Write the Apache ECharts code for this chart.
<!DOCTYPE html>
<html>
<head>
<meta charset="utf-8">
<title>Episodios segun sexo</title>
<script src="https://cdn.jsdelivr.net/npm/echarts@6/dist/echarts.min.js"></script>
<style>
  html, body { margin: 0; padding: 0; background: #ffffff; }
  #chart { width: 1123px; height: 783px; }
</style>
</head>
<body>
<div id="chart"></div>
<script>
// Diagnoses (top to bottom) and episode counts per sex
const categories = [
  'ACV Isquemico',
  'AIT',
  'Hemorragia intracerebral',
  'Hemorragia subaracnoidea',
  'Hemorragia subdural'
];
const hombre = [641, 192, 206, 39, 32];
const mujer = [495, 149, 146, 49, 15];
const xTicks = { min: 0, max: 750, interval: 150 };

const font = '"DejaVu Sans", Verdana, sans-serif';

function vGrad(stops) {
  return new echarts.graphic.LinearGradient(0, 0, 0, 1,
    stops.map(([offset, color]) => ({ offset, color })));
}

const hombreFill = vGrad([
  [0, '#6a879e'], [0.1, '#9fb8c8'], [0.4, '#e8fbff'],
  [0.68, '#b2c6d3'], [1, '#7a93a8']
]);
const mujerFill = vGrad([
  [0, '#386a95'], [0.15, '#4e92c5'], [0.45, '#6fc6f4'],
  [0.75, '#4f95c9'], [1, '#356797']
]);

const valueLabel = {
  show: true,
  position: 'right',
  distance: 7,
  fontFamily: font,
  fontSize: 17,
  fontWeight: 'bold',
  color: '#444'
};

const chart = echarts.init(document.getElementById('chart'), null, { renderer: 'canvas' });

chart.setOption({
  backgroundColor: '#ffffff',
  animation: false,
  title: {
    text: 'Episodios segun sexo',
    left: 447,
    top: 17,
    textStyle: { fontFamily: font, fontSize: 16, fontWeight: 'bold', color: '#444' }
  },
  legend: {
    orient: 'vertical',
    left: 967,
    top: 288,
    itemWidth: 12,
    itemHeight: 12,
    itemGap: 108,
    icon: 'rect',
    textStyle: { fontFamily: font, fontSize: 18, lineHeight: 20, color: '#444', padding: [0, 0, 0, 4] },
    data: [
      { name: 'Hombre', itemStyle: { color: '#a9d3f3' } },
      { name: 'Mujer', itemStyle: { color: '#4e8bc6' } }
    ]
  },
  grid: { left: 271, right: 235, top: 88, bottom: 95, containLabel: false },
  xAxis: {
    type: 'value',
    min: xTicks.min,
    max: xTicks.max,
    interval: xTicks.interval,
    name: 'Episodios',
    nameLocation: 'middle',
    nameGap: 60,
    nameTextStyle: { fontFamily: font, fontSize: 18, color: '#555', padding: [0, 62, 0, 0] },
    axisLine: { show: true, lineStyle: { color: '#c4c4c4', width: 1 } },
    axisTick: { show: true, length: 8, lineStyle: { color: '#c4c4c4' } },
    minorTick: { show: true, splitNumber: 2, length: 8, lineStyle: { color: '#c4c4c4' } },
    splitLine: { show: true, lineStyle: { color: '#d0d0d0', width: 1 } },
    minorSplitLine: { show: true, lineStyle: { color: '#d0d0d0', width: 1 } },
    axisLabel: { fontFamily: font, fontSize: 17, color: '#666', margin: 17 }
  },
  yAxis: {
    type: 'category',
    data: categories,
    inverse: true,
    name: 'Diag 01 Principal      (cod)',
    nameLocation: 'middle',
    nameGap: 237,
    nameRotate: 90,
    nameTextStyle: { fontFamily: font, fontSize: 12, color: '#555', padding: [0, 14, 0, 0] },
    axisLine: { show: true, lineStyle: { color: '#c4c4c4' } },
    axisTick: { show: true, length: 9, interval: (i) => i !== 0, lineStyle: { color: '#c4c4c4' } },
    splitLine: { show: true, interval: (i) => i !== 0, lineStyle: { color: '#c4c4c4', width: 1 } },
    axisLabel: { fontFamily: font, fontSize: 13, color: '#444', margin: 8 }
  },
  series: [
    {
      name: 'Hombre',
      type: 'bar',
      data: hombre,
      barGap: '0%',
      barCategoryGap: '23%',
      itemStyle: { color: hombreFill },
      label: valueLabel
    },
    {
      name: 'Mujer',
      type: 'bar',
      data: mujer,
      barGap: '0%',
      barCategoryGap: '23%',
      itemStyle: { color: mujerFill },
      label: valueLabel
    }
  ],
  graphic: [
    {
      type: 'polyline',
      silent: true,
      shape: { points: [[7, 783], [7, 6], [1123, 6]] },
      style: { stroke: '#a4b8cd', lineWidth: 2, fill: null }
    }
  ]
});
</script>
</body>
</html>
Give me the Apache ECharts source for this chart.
---------------
▶ **WHAT YOU ARE ASKED TO DO**
Reproduce each line holding the word "Apache".

▶ **THE RESPONSE**
Write the Apache ECharts code for this chart.
Give me the Apache ECharts source for this chart.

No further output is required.